[GIVEN REQUEST] Nothing after the line with "const GREY = '#808080'" belongs in the copy; extract the lines below from the top through that line, pictures left out.

§

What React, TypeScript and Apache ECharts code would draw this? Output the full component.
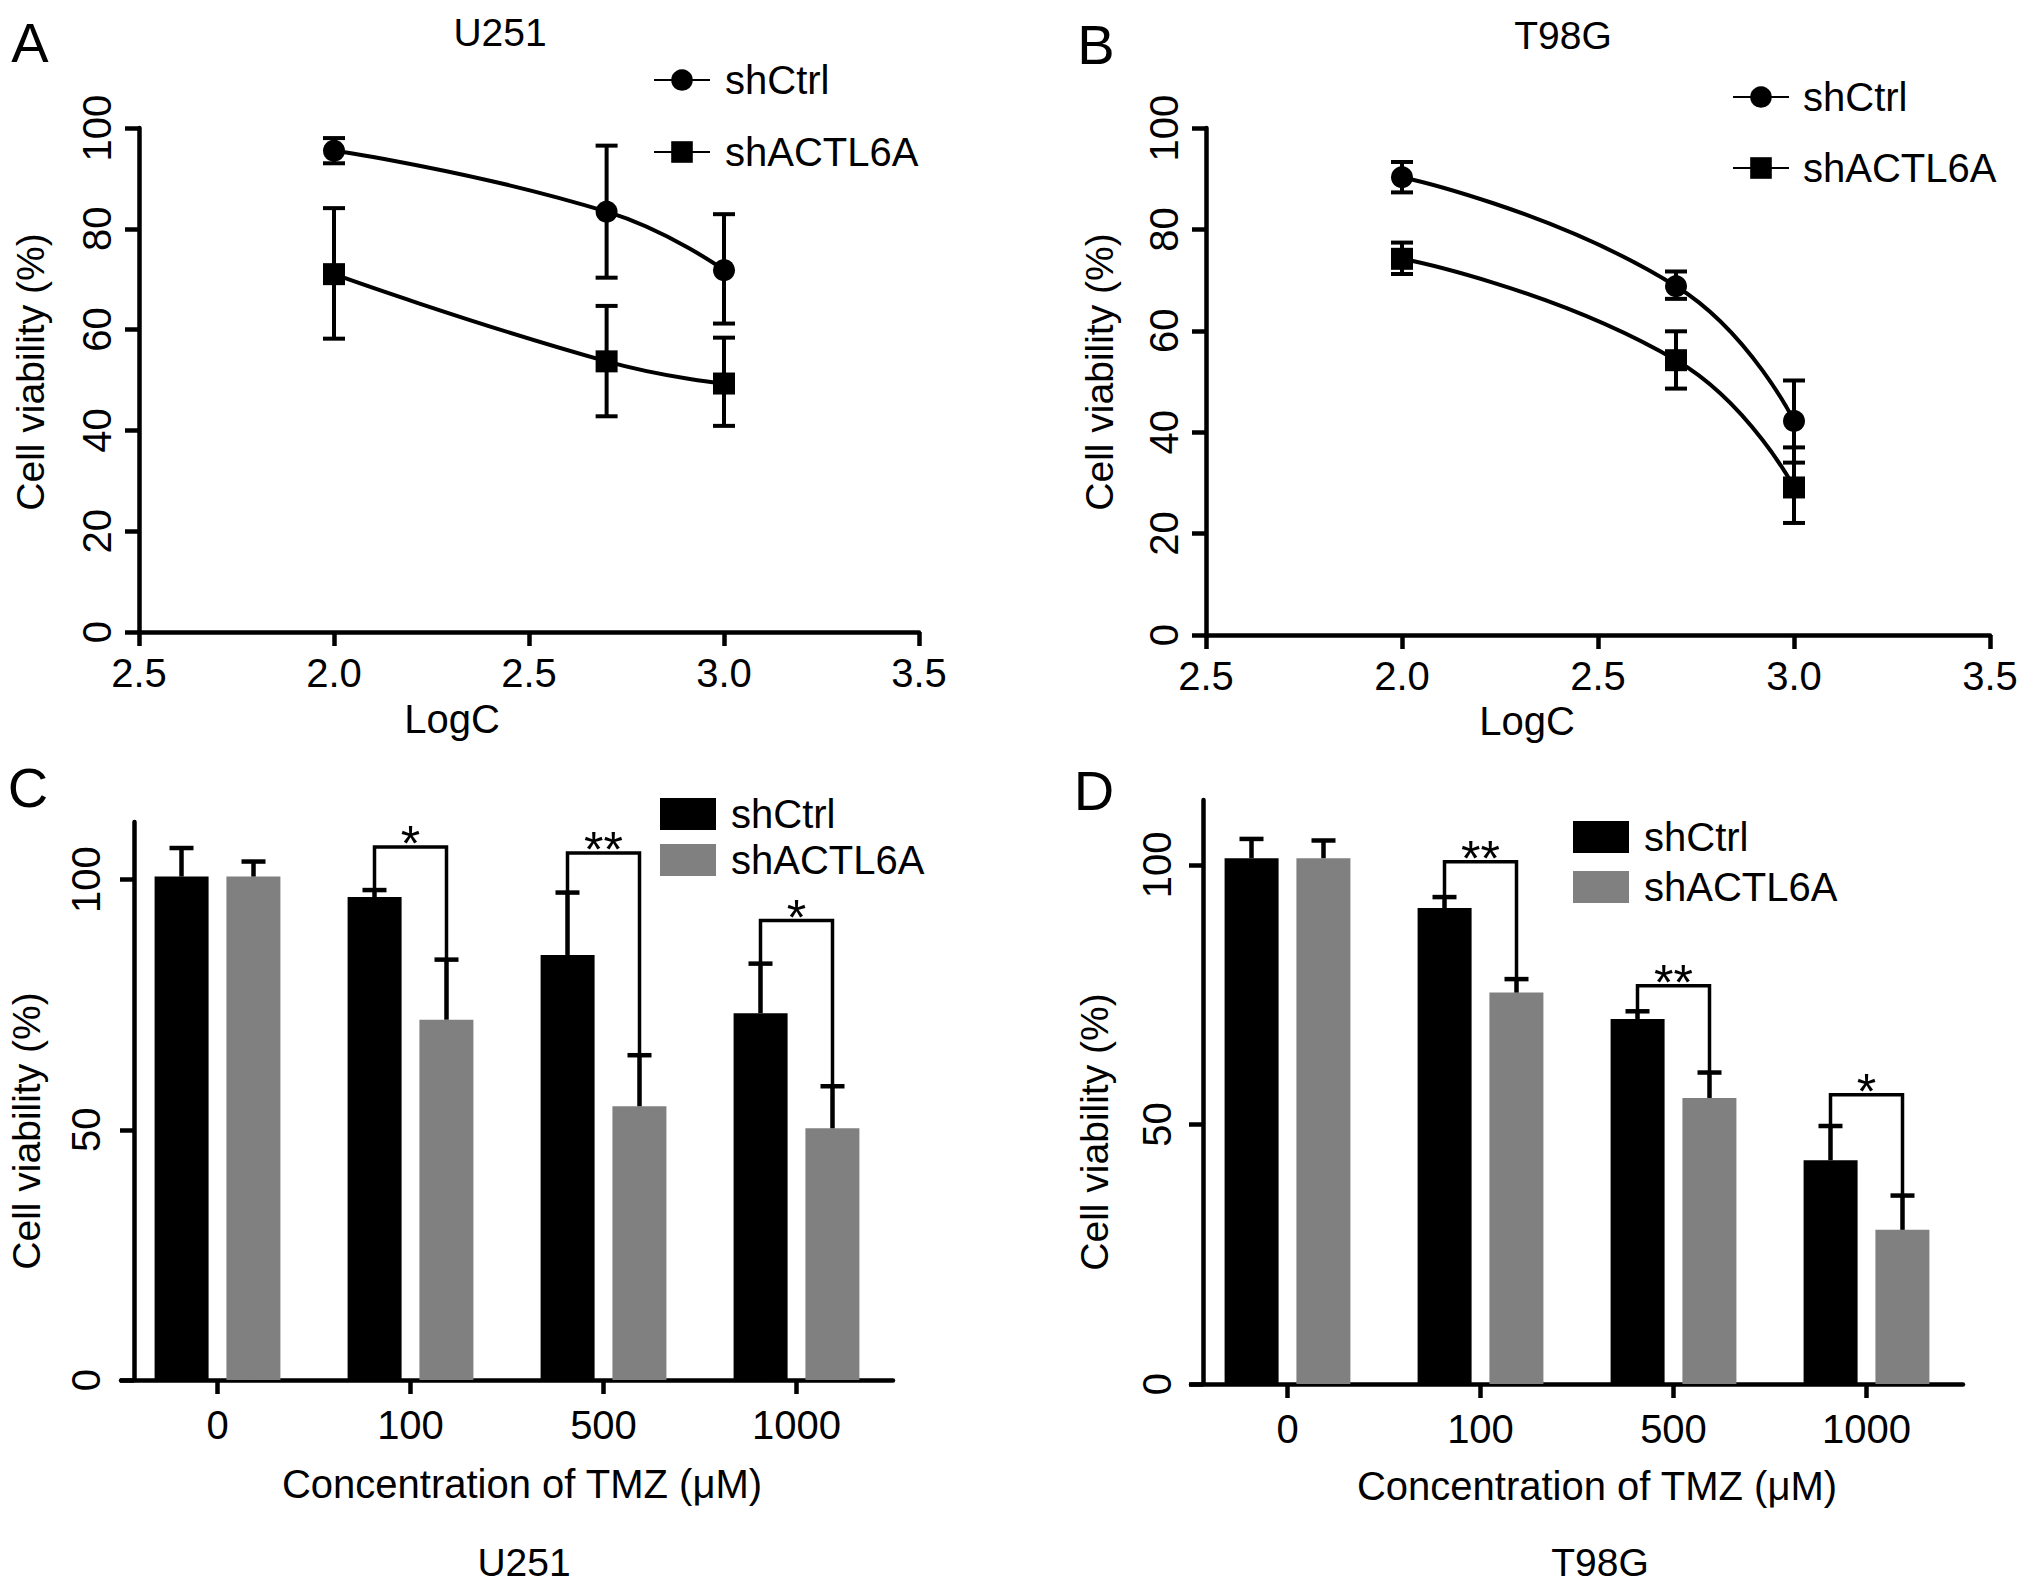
import { useEffect, useRef } from 'react'
import * as echarts from 'echarts'

const FONT = '"Liberation Sans", Arial, Helvetica, sans-serif'
const INK = '#000'
const GREY = '#808080'

// ---- A/B: cell viability vs log10 of TMZ concentration ----
const logC = [2.0, 2.699, 3.0]
// tick labels exactly as printed on the figure (first one reads 2.5)
const logTickLabels = ['2.5', '2.0', '2.5', '3.0', '3.5']

const u251CtrlMean = [95.5, 83.4, 71.8]
const u251CtrlLow = [93.0, 70.3, 61.2]
const u251CtrlHigh = [98.0, 96.5, 82.9]
const u251KdMean = [71.0, 53.7, 49.3]
const u251KdLow = [58.2, 42.8, 40.9]
const u251KdHigh = [84.1, 64.7, 58.4]

const t98gCtrlMean = [90.3, 68.8, 42.2]
const t98gCtrlLow = [87.3, 66.3, 34.0]
const t98gCtrlHigh = [93.3, 71.7, 50.2]
const t98gKdMean = [74.2, 54.2, 29.1]
const t98gKdLow = [71.2, 48.6, 22.1]
const t98gKdHigh = [77.4, 59.9, 37.0]

// ---- C/D: bars per TMZ dose ----
const tmzDoses = ['0', '100', '500', '1000']

const u251BarCtrl = [100.6, 96.5, 84.9, 73.3]
const u251BarCtrlErr = [106.3, 97.9, 97.4, 83.2]
const u251BarKd = [100.6, 72.0, 54.7, 50.3]
const u251BarKdErr = [103.6, 84.0, 64.9, 58.7]
const u251SigDose = [1, 2, 3]
const u251SigTop = [106.5, 105.3, 91.8]
const u251SigMark = ['*', '**', '*']

const t98gBarCtrl = [101.3, 91.7, 70.3, 43.1]
const t98gBarCtrlErr = [105.0, 93.8, 71.8, 49.7]
const t98gBarKd = [101.3, 75.4, 55.1, 29.7]
const t98gBarKdErr = [104.7, 78.0, 60.0, 36.3]
const t98gSigDose = [1, 2, 3]
const t98gSigTop = [100.6, 76.7, 55.7]
const t98gSigMark = ['**', '**', '*']

const BAR_W = 54
const BAR_SHIFT = 36 // half of bar width + half of the gap between the pair

const axisLine = { show: true, onZero: false, lineStyle: { color: INK, width: 4.5 } }
const axisTick = { show: true, inside: false, length: 14, lineStyle: { color: INK, width: 4.5 } }

function label(text: string, x: number, y: number, size: number, rotation = 0) {
  return {
    type: 'text',
    x,
    y,
    rotation,
    style: {
      text,
      fill: INK,
      font: `${size}px ${FONT}`,
      textAlign: 'center',
      textVerticalAlign: 'middle',
    },
  }
}

/** whiskers for the dose-response points: vertical line with caps at both ends */
function whiskers(low: number[], high: number[]) {
  return {
    type: 'custom',
    silent: true,
    z: 3,
    data: logC.map((x, i) => [x, low[i], high[i]]),
    encode: { x: 0, y: [1, 2] },
    renderItem: (_p: any, api: any) => {
      const lo = api.coord([api.value(0), api.value(1)])
      const hi = api.coord([api.value(0), api.value(2)])
      const half = 11
      const style = { stroke: INK, lineWidth: 4 }
      return {
        type: 'group',
        children: [
          { type: 'line', shape: { x1: lo[0], y1: lo[1], x2: hi[0], y2: hi[1] }, style },
          { type: 'line', shape: { x1: lo[0] - half, y1: lo[1], x2: lo[0] + half, y2: lo[1] }, style },
          { type: 'line', shape: { x1: hi[0] - half, y1: hi[1], x2: hi[0] + half, y2: hi[1] }, style },
        ],
      }
    },
  }
}

interface CurvePanel {
  letter: [string, number, number]
  title: [string, number, number]
  xName: [number, number]
  yName: [number, number]
  grid: { left: number; top: number; width: number; height: number }
  legend: { left: number; top: number; itemGap: number; textGap: number }
  ctrl: [number[], number[], number[]]
  kd: [number[], number[], number[]]
}

function curveOption(p: CurvePanel): echarts.EChartsOption {
  const line = (name: string, symbol: string, mean: number[]) => ({
    name,
    type: 'line',
    data: logC.map((x, i) => [x, mean[i]]),
    smooth: 0.5,
    symbol,
    symbolSize: 22,
    itemStyle: { color: INK },
    lineStyle: { color: INK, width: 4 },
    z: 4,
  })
  return {
    animation: false,
    textStyle: { fontFamily: FONT },
    grid: { ...p.grid, containLabel: false, outerBoundsMode: 'none' } as any,
    xAxis: {
      type: 'value',
      min: 1.5,
      max: 3.5,
      interval: 0.5,
      axisLine,
      axisTick,
      splitLine: { show: false },
      axisLabel: {
        color: INK,
        fontSize: 40,
        fontFamily: FONT,
        margin: 21,
        formatter: (v: number) => logTickLabels[Math.round((v - 1.5) / 0.5)],
      },
    },
    yAxis: {
      type: 'value',
      min: 0,
      max: 100,
      interval: 20,
      axisLine,
      axisTick,
      splitLine: { show: false },
      axisLabel: { color: INK, fontSize: 40, fontFamily: FONT, rotate: 90, margin: 22 },
    },
    legend: {
      orient: 'vertical',
      left: p.legend.left,
      top: p.legend.top,
      padding: 0,
      itemGap: p.legend.itemGap,
      itemWidth: 56,
      itemHeight: 27,
      selectedMode: false,
      data: ['shCtrl', 'shACTL6A'],
      textStyle: {
        color: INK,
        fontSize: 40,
        fontFamily: FONT,
        lineHeight: 27,
        padding: [0, 0, 0, p.legend.textGap],
      },
    },
    series: [
      line('shCtrl', 'circle', p.ctrl[0]),
      line('shACTL6A', 'rect', p.kd[0]),
      whiskers(p.ctrl[1], p.ctrl[2]),
      whiskers(p.kd[1], p.kd[2]),
    ] as any,
    graphic: [
      label(p.letter[0], p.letter[1], p.letter[2], 56),
      label(p.title[0], p.title[1], p.title[2], 39),
      label('LogC', p.xName[0], p.xName[1], 40),
      label('Cell viability (%)', p.yName[0], p.yName[1], 39, Math.PI / 2),
    ] as any,
  }
}

interface BarPanel {
  letter: [string, number, number]
  title: [string, number, number]
  xName: [number, number]
  yName: [number, number]
  grid: { left: number; top: number; width: number; height: number }
  yOffset: number
  yMax: number
  yLabelMargin: number
  legend: { left: number; top: number; itemGap: number }
  ctrl: number[]
  ctrlErr: number[]
  kd: number[]
  kdErr: number[]
  sigDose: number[]
  sigTop: number[]
  sigMark: string[]
}

/** upper-only error bar sitting on a bar, shifted to the left or right bar of the pair */
function barErrors(mean: number[], err: number[], shift: number) {
  return {
    type: 'custom',
    silent: true,
    z: 3,
    data: mean.map((m, i) => [i, m, err[i]]),
    encode: { x: 0, y: [1, 2] },
    renderItem: (_p: any, api: any) => {
      const top = api.coord([api.value(0), api.value(2)])
      const base = api.coord([api.value(0), api.value(1)])
      const x = top[0] + shift
      const style = { stroke: INK, lineWidth: 4.5 }
      return {
        type: 'group',
        children: [
          { type: 'line', shape: { x1: x, y1: base[1], x2: x, y2: top[1] }, style },
          { type: 'line', shape: { x1: x - 12, y1: top[1], x2: x + 12, y2: top[1] }, style },
        ],
      }
    },
  }
}

function brackets(p: BarPanel) {
  return {
    type: 'custom',
    silent: true,
    z: 5,
    data: p.sigDose.map((d, i) => [d, p.sigTop[i], p.ctrlErr[d], p.kdErr[d]]),
    encode: { x: 0, y: [1, 2, 3] },
    renderItem: (params: any, api: any) => {
      const c = api.coord([api.value(0), api.value(1)])
      const l = api.coord([api.value(0), api.value(2)])
      const r = api.coord([api.value(0), api.value(3)])
      const x0 = c[0] - BAR_SHIFT
      const x1 = c[0] + BAR_SHIFT
      return {
        type: 'group',
        children: [
          {
            type: 'polyline',
            shape: { points: [[x0, l[1]], [x0, c[1]], [x1, c[1]], [x1, r[1]]] },
            style: { stroke: INK, lineWidth: 3.5, fill: 'none' },
          },
          {
            type: 'text',
            x: c[0],
            y: c[1] - 3,
            style: {
              text: p.sigMark[params.dataIndex],
              fill: INK,
              font: `50px ${FONT}`,
              textAlign: 'center',
              textVerticalAlign: 'middle',
            },
          },
        ],
      }
    },
  }
}

function barOption(p: BarPanel): echarts.EChartsOption {
  return {
    animation: false,
    textStyle: { fontFamily: FONT },
    grid: { ...p.grid, containLabel: false, outerBoundsMode: 'none' } as any,
    xAxis: {
      type: 'category',
      data: tmzDoses,
      axisLine,
      axisTick: { ...axisTick, alignWithLabel: true },
      axisLabel: { color: INK, fontSize: 40, fontFamily: FONT, margin: 25 },
    },
    yAxis: {
      type: 'value',
      min: 0,
      max: p.yMax,
      interval: 50,
      offset: p.yOffset,
      axisLine,
      axisTick: { ...axisTick, customValues: [0, 50, 100] },
      splitLine: { show: false },
      axisLabel: {
        color: INK,
        fontSize: 40,
        fontFamily: FONT,
        rotate: 90,
        margin: p.yLabelMargin,
        customValues: [0, 50, 100],
      },
    } as any,
    legend: {
      orient: 'vertical',
      left: p.legend.left,
      top: p.legend.top,
      padding: 0,
      itemGap: p.legend.itemGap,
      itemWidth: 56,
      itemHeight: 32,
      selectedMode: false,
      data: [
        { name: 'shCtrl', icon: 'rect' },
        { name: 'shACTL6A', icon: 'rect' },
      ],
      textStyle: { color: INK, fontSize: 40, fontFamily: FONT, lineHeight: 32, padding: [0, 0, 0, 10] },
    },
    series: [
      { name: 'shCtrl', type: 'bar', data: p.ctrl, barWidth: BAR_W, barGap: '33%', itemStyle: { color: INK } },
      { name: 'shACTL6A', type: 'bar', data: p.kd, barWidth: BAR_W, itemStyle: { color: GREY } },
      barErrors(p.ctrl, p.ctrlErr, -BAR_SHIFT),
      barErrors(p.kd, p.kdErr, BAR_SHIFT),
      brackets(p),
    ] as any,
    graphic: [
      label(p.letter[0], p.letter[1], p.letter[2], 56),
      label('Concentration of TMZ (μM)', p.xName[0], p.xName[1], 40),
      label(p.title[0], p.title[1], p.title[2], 39),
      label('Cell viability (%)', p.yName[0], p.yName[1], 39, Math.PI / 2),
    ] as any,
  }
}

const panelA = curveOption({
  letter: ['A', 30, 42],
  title: ['U251', 500, 32],
  xName: [452, 719],
  yName: [30, 372],
  grid: { left: 139, top: 128, width: 780, height: 504 },
  legend: { left: 653, top: 60, itemGap: 32, textGap: 10 },
  ctrl: [u251CtrlMean, u251CtrlLow, u251CtrlHigh],
  kd: [u251KdMean, u251KdLow, u251KdHigh],
})

const panelB = curveOption({
  letter: ['B', 81, 44],
  title: ['T98G', 548, 35],
  xName: [512, 721],
  yName: [84, 372],
  grid: { left: 191, top: 128, width: 784, height: 507 },
  legend: { left: 717, top: 77, itemGap: 31, textGap: 9 },
  ctrl: [t98gCtrlMean, t98gCtrlLow, t98gCtrlHigh],
  kd: [t98gKdMean, t98gKdLow, t98gKdHigh],
})

// bottom panels start at y = 740 of the page
const panelC = barOption({
  letter: ['C', 28, 47],
  title: ['U251', 524, 822],
  xName: [522, 744],
  yName: [26, 391],
  grid: { left: 121, top: 82, width: 772, height: 558 },
  yOffset: -13,
  yMax: 111.5,
  yLabelMargin: 28,
  legend: { left: 660, top: 54, itemGap: 6 },
  ctrl: u251BarCtrl,
  ctrlErr: u251BarCtrlErr,
  kd: u251BarKd,
  kdErr: u251BarKdErr,
  sigDose: u251SigDose,
  sigTop: u251SigTop,
  sigMark: u251SigMark,
})

const panelD = barOption({
  letter: ['D', 79, 50],
  title: ['T98G', 585, 822],
  xName: [582, 746],
  yName: [79, 392],
  grid: { left: 176, top: 60, width: 772, height: 584 },
  yOffset: -12,
  yMax: 112.5,
  yLabelMargin: 26,
  legend: { left: 558, top: 77, itemGap: 10 },
  ctrl: t98gBarCtrl,
  ctrlErr: t98gBarCtrlErr,
  kd: t98gBarKd,
  kdErr: t98gBarKdErr,
  sigDose: t98gSigDose,
  sigTop: t98gSigTop,
  sigMark: t98gSigMark,
})

interface Box {
  left: number
  top: number
  width: number
  height: number
}

function Panel({ option, box }: { option: echarts.EChartsOption; box: Box }) {
  const ref = useRef<HTMLDivElement>(null)

  useEffect(() => {
    if (!ref.current) return
    const chart = echarts.init(ref.current, undefined, { renderer: 'svg' })
    chart.setOption(option)
    return () => chart.dispose()
  }, [option])

  return <div ref={ref} style={{ position: 'absolute', ...box }} />
}

export default function App() {
  useEffect(() => {
    document.body.style.margin = '0'
  }, [])

  return (
    <div style={{ position: 'relative', width: 2031, height: 1587, background: '#fff' }}>
      <Panel option={panelA} box={{ left: 0, top: 0, width: 1015, height: 760 }} />
      <Panel option={panelB} box={{ left: 1015, top: 0, width: 1016, height: 760 }} />
      <Panel option={panelC} box={{ left: 0, top: 740, width: 1015, height: 847 }} />
      <Panel option={panelD} box={{ left: 1015, top: 740, width: 1016, height: 847 }} />
    </div>
  )
}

§

[COMPLETE RESPONSE]
What React, TypeScript and Apache ECharts code would draw this? Output the full component.
import { useEffect, useRef } from 'react'
import * as echarts from 'echarts'

const FONT = '"Liberation Sans", Arial, Helvetica, sans-serif'
const INK = '#000'
const GREY = '#808080'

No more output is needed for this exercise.